Shupert/Bowman (1 to 2,000)
He's been known by two names, according to The Walking Dead Wiki.
The only guy more likely than the Governor's right hand man to die in battle is the Governor's right hand man's right hand man. Bowman has beeen around all season long; he's immediately identifiable, but most fans don't know his name. He's also, by his silence, complicit in the heinous acts of the Governor and Martinez for which he's present. He probably won't die the same kind of big, satisfying death you're likely to get from characters like the Governor and Martinez--but he will almost certainly die in the big "kill-em-all" battle.
Judith (1 to 25,000)
If our guess is right, the next few episodes are going to be emotionally raw for everyone; don't expect any major character who survives to do so without at least one major loss. The Governor may lose his best men; Michonne may lose Andrea; Hershel may lose Beth; Daryl may lose Merle--and on and on.
What makes Judith the most likely victim?
Simple: she's an infant in a war zone; there's no one to protect her, and the sound of her cries will draw both living and dead enemies of Rick's camp to her position. That puts her and her caretaker (which has been Beth most of the season) in huge jeopardy, even if it weren't for two key facts:
In the comics, Judith (and Lori, but who's splitting hairs) died during the final battle with the Governor at the prison, and...
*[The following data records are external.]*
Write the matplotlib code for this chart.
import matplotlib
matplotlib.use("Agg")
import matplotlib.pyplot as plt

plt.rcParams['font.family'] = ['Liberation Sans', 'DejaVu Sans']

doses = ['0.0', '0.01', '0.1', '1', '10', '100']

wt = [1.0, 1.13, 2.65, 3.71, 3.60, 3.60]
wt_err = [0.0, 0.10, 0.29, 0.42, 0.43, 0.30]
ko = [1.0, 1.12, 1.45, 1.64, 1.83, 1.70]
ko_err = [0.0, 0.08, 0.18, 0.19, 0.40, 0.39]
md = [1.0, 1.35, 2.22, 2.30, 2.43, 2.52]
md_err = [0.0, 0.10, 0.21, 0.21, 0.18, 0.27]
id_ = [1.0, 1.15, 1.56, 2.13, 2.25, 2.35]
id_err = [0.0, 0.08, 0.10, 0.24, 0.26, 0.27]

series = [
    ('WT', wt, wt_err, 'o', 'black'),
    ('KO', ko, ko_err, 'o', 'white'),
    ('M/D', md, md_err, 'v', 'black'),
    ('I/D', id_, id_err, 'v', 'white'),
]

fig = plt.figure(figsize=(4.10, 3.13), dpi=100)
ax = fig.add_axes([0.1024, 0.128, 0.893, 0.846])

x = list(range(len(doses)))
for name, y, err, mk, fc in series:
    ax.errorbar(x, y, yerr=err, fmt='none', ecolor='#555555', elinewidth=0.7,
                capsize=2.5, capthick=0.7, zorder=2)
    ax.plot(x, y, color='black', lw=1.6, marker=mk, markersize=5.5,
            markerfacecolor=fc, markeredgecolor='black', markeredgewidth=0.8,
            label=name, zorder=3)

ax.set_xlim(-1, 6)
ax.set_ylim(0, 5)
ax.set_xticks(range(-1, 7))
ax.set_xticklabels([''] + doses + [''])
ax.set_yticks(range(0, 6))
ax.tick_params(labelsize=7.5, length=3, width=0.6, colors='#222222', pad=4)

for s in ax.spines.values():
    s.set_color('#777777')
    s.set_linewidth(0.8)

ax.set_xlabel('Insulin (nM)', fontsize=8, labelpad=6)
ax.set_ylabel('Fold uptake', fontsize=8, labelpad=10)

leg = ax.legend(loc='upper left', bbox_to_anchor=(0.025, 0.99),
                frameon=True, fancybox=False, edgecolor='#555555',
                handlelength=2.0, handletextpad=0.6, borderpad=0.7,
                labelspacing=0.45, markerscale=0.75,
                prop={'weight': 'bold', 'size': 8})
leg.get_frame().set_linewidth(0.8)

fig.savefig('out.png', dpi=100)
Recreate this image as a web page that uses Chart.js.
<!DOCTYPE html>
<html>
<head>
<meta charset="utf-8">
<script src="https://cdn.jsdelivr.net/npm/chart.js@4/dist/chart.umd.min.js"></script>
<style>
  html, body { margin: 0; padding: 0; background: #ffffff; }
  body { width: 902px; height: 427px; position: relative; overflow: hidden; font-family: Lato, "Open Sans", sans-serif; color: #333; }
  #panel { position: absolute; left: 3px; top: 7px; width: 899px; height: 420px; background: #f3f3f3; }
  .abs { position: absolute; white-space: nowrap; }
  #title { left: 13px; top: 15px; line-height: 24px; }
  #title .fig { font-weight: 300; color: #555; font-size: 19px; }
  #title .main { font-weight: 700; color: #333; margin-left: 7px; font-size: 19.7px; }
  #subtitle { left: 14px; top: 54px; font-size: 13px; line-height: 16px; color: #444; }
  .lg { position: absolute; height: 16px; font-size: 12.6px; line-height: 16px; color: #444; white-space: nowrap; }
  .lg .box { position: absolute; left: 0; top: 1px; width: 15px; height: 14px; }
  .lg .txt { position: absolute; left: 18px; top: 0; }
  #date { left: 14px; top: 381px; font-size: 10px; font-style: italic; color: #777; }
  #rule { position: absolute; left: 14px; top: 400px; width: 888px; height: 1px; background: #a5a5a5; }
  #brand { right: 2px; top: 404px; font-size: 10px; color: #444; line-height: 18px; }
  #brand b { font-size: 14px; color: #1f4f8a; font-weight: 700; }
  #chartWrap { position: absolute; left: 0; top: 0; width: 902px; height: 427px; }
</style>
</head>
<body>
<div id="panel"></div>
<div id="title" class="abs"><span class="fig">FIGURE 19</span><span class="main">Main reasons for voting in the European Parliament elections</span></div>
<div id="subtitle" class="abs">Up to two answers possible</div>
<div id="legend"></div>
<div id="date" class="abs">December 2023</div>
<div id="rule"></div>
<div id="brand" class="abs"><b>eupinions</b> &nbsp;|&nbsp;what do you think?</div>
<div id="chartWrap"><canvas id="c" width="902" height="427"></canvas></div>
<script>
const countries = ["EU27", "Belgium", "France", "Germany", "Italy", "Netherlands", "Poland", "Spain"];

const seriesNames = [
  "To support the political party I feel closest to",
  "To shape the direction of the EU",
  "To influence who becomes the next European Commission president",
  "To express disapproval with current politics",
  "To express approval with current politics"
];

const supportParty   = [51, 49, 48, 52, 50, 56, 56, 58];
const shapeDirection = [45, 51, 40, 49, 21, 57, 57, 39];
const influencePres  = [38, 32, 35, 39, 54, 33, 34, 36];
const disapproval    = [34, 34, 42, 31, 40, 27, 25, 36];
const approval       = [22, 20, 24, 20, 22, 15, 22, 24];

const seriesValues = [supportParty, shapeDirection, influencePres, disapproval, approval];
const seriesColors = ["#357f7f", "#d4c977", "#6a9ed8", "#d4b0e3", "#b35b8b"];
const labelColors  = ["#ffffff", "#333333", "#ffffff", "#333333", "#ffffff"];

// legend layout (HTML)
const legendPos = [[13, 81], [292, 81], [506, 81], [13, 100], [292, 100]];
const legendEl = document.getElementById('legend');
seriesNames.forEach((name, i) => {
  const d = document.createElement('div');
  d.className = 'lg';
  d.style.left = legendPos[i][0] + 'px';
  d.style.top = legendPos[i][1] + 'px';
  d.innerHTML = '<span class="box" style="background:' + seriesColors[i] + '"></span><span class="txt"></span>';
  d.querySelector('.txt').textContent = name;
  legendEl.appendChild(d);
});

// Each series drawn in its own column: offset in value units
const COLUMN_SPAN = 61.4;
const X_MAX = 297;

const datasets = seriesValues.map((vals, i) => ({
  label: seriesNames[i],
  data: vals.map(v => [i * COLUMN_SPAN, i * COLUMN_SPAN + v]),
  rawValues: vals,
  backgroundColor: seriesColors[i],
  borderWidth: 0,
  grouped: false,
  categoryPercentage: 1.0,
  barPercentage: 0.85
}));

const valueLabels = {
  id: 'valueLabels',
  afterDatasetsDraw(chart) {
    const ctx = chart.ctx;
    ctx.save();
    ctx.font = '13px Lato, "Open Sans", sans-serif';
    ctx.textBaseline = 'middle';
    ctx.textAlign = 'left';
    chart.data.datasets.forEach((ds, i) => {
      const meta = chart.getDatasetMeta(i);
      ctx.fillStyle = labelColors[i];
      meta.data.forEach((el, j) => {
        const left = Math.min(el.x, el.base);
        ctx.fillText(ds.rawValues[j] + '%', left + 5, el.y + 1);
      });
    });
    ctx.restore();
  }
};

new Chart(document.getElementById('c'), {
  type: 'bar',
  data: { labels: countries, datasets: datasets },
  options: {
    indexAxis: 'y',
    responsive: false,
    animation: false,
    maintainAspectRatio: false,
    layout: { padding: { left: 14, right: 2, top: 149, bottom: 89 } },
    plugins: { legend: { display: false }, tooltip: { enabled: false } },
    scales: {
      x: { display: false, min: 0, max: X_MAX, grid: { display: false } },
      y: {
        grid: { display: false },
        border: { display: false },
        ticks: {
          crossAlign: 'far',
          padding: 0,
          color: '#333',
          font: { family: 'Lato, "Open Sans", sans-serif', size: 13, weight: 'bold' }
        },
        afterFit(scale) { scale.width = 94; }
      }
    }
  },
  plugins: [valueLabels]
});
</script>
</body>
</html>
Outgoing showrunner Glen Mazzara has said himself that every writer on staff wants to kill that baby, and he's the only one holding them back. To Mazzara, she represents hope and light, and he's not sure that he wants to be the kind of guy who snuffs all that out.
But it isn't his show anymore.
There are a number of extras in Woodbury, too, who seem like they're just primed to be cannon fodder, but who are still technically named characters. We'll list those here and give them about the same odds as we give Judith, since knowing very little about them it's impossible to differentiate them all:
Paul (pictured), Rowan, Ms. McLeod (more if we can track down names for any of them).